2008 Casino Royale replaced the MI6 nemesis S.M.E.R.S.H. with the fictional criminal organization Quantum to better reflect an updated Bond world. What most casual fans of everything Bond didn’t realize is that S.M.E.R.S.H. was actually based on Smersh, the Soviet counter-spy agency with a fantastic history of catching spies and disrupting and aiding like-minded governments throughout the world. At one time the agency was over 40,000 strong and operated in numerous countries.
Its name, taken from the Russian Smert Shpionam, or Death to Spies, was said to have been coined by Stalin himself.
Directly subordinated to the Soviet leader, Smersh got its dubious start by infiltrating the Nazi secret services and enforcing order and loyalty on the war front.
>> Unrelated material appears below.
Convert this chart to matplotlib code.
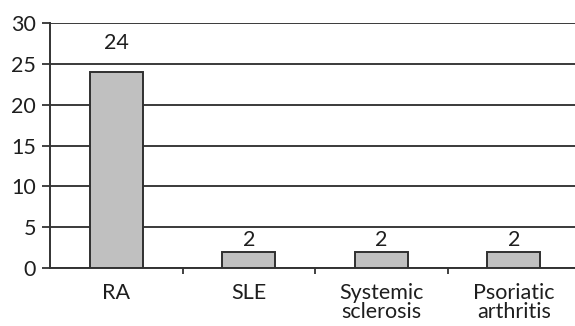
import matplotlib
matplotlib.use("Agg")
import matplotlib.pyplot as plt
from matplotlib.ticker import FixedLocator

categories = ["RA", "SLE", "Systemic\nsclerosis", "Psoriatic\narthritis"]
values = [24, 2, 2, 2]
y_ticks = [0, 5, 10, 15, 20, 25, 30]

plt.rcParams['font.family'] = ['Lato', 'DejaVu Sans']
TEXT = "#1e1e1e"
FS = 15.5

fig = plt.figure(figsize=(5.75, 3.26), dpi=100)
ax = fig.add_axes([50/575, 58/326, 530/575, 245/326])

x = list(range(len(categories)))
ax.bar(x, values, width=0.4, color="#c0c0c0", edgecolor="#303030",
       linewidth=1.4, zorder=3)
for xi, v in zip(x, values):
    # value labels sit just above each bar; the tall bar's label clears the 25 gridline
    offset = 14 if v > 20 else 1
    ax.annotate(str(v), (xi, v), xytext=(0, offset), textcoords="offset points",
                ha="center", va="bottom", fontsize=FS, color=TEXT)

ax.set_xlim(-0.5, len(categories) - 0.5)
ax.set_ylim(0, 30)
ax.set_yticks(y_ticks)
ax.yaxis.grid(True, color="#3a3a3a", linewidth=1.4, zorder=0)
ax.set_axisbelow(True)

ax.set_xticks(x)
ax.set_xticklabels(categories, fontsize=FS, color=TEXT, linespacing=0.92)
ax.tick_params(axis="x", length=0, pad=11)
ax.xaxis.set_minor_locator(FixedLocator([0.5, 1.5, 2.5]))
ax.tick_params(axis="x", which="minor", length=4, width=1.3, color="#333333",
               direction="out")
ax.tick_params(axis="y", length=6, width=1.3, color="#333333", direction="out",
               labelsize=FS, labelcolor=TEXT, pad=4)

for side in ("top", "right"):
    ax.spines[side].set_visible(False)
for side in ("left", "bottom"):
    ax.spines[side].set_color("#333333")
    ax.spines[side].set_linewidth(1.4)

fig.savefig("out.png", dpi=100)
Some items would not look out of place in a James Bond film. Smersh agents, conducting counter-intelligence, were known to carry pens that incorporated a shooting device as well as a miniature camera. There’s also reports of agents carrying parts of triangulating radios in inconspicuous packages, assembling them with other agents at a pre-determined locations to listen in on foreign spy’s secret communications. Also, on display at Moscow’s Central Museum of the Armed Forces, captured spy equipment, by Smersh agents, ranging from Nazi encoders to miniature cameras hidden in hats and ties.
Smersh was ruthless in its methods. Units operating behind the fronts were charged with shooting down Red Army troops retreating in the face of German attacks.
To be captured by the enemy was officially regarded as treason and those who escaped risked being shot or shipped off to labor camps.
The military counter-intelligence also oversaw the deportation of entire ethnic groups within the Soviet Union. Many died en route or perished later in the camps.
Smersh was gradually absorbed into what was to become the KGB, and many of its operations still remain shrouded in secrecy.